- INFORMATION PROVIDED:
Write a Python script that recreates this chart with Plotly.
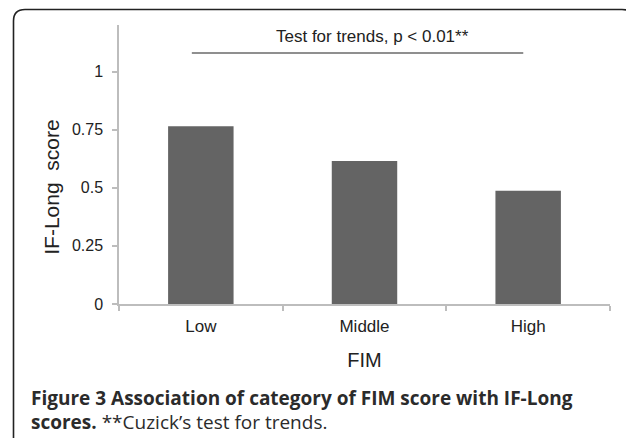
import plotly.graph_objects as go

# data
categories = ["Low", "Middle", "High"]
if_long_score = [0.765, 0.615, 0.487]
y_tickvals = [0, 0.25, 0.5, 0.75, 1]
y_ticktext = ["0", "0.25", "0.5", "0.75", "1"]
trend_label = "Test for trends, p < 0.01**"

# the page body has an 8px margin, so the figure is drawn 8px in from the corner
O = 8
W, H = 634 - O, 438 - O
L, R, T, B = 119 - O, 24, 25 - O, 134
pw, ph = W - L - R, H - T - B


def px(x):
    # screen x (reference pixels) -> paper x
    return (x - O - L) / pw


def py(y):
    # screen y (reference pixels) -> paper y
    return (H - B - (y - O)) / ph


fig = go.Figure()

fig.add_trace(go.Bar(
    x=categories,
    y=if_long_score,
    width=0.4,
    marker=dict(color="#646464", line=dict(width=0)),
    showlegend=False,
))

# trend bracket line
fig.add_shape(type="line", xref="x", yref="y",
              x0=-0.055, x1=1.97, y0=1.08, y1=1.08,
              line=dict(color="#6a6a6a", width=1.5))
fig.add_annotation(x=1.05, y=1.15, xref="x", yref="y", text=trend_label,
                   showarrow=False, font=dict(size=17, color="#222"))

# y title, centred on the 0..1 span like the original
fig.add_annotation(x=px(52), y=0.5, xref="paper", yref="y", text="IF-Long  score",
                   xanchor="center", yanchor="middle",
                   textangle=-90, showarrow=False, font=dict(size=21, color="#222"))

# rounded frame round the figure
frame = (f"M {px(13.5)} {py(445)} L {px(13.5)} {py(21)} "
         f"Q {px(13.5)} {py(9.5)} {px(25)} {py(9.5)} "
         f"L {px(622)} {py(9.5)} Q {px(634)} {py(9.5)} {px(636)} {py(21)}")
fig.add_shape(type="path", xref="paper", yref="paper", path=frame,
              line=dict(color="#222", width=1.6))

# caption
cap_font = dict(family="Open Sans, Noto Sans, sans-serif", size=19, color="#2b2b2b")
fig.add_annotation(x=px(29), y=py(398), xref="paper", yref="paper",
                   xanchor="left", yanchor="middle", showarrow=False, font=cap_font,
                   text="<b>Figure 3 Association of category of FIM score with IF-Long</b>")
fig.add_annotation(x=px(29), y=py(422), xref="paper", yref="paper",
                   xanchor="left", yanchor="middle", showarrow=False, font=cap_font,
                   text="<b>scores.</b> **Cuzick\u2019s test for trends.")

fig.update_xaxes(
    range=[-0.5, 2.5],
    showline=True, linecolor="#bdbdbd", linewidth=1.5,
    ticks="outside", tickson="boundaries", ticklen=5, tickcolor="#bdbdbd", tickwidth=1.5,
    ticklabelstandoff=6,
    tickfont=dict(size=17, color="#222"),
    title=dict(text="FIM", font=dict(size=20, color="#222"), standoff=18),
    showgrid=False, zeroline=False,
)
fig.update_yaxes(
    range=[0, 1.2],
    tickvals=y_tickvals, ticktext=y_ticktext,
    showline=True, linecolor="#bdbdbd", linewidth=1.5,
    ticks="outside", ticklen=5, tickcolor="#bdbdbd", tickwidth=1.5,
    ticklabelstandoff=6,
    tickfont=dict(size=16, color="#222"),
    showgrid=False, zeroline=False,
)

fig.update_layout(
    width=W, height=H,
    margin=dict(l=L, r=R, t=T, b=B, autoexpand=False),
    paper_bgcolor="white", plot_bgcolor="white",
    font=dict(family="Arial, Liberation Sans, sans-serif", color="#222"),
    bargap=0.6,
)

fig.write_html("out.html")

- TASK: Collect, from the material above, every line containing the word "with".

- EXERCISE RESPONSE:
Write a Python script that recreates this chart with Plotly.
                   text="<b>Figure 3 Association of category of FIM score with IF-Long</b>")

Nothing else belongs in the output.